The new figure is several minutes shorter than the Voyager estimate, a meaningful gap when the goal is to understand what lies beneath the clouds. "They used the rings to peer into Saturn's interior, and out popped this long-sought, fundamental quality of the planet," said Cassini project scientist Linda Spilker. "And it's a really solid result. The rings held the answer."

Why a Second Matters on a Giant Planet

Nailing down the spin rate is far more than a bookkeeping exercise. A planet's rotation period feeds directly into models of its shape, its internal mass distribution, and the depth of the winds that streak across its visible face. Saturn bulges at its equator because it spins, and the precise amount of that bulge depends on exactly how fast the interior turns. Get the rotation wrong, and every downstream calculation about the planet's internal layers inherits the error.

With a firm rotation period in hand, scientists can sharpen their picture of how mass is arranged inside Saturn, from its deep metallic hydrogen layers to the question of whether it has a fuzzy or compact core. The result also validates ring seismology as a genuine tool for probing the interiors of worlds that hide behind featureless atmospheres and unhelpful magnetic fields.

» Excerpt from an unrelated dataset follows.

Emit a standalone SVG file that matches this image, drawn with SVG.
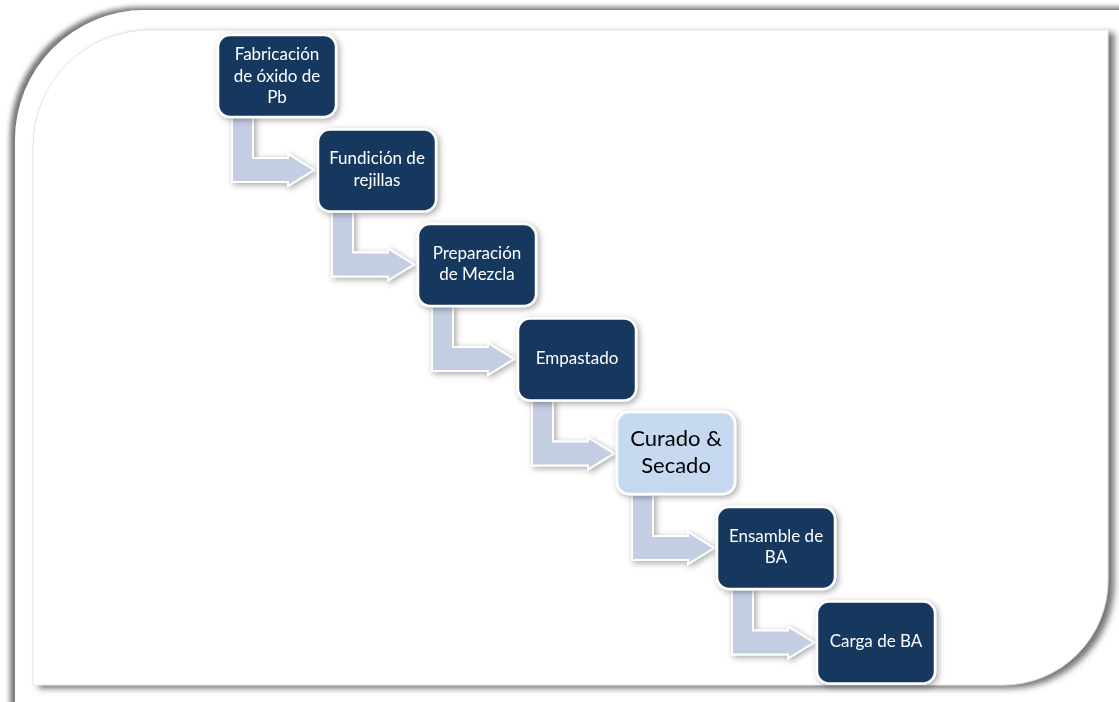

A New Window Into Hidden Worlds

That last point may prove the most lasting. The technique that cracked Saturn's day is, in principle, a general one. Any giant planet ringed by enough material could in theory be read the same way, its insides decoded from the trembling of the debris that orbits it. As astronomers continue to study the gas giants of our own solar system and the swelling catalog of giant planets around other stars, the lesson from Saturn is that a planet's most stubborn secrets are sometimes legible in the faint music of everything circling around it. The rings, it turns out, had been keeping time all along.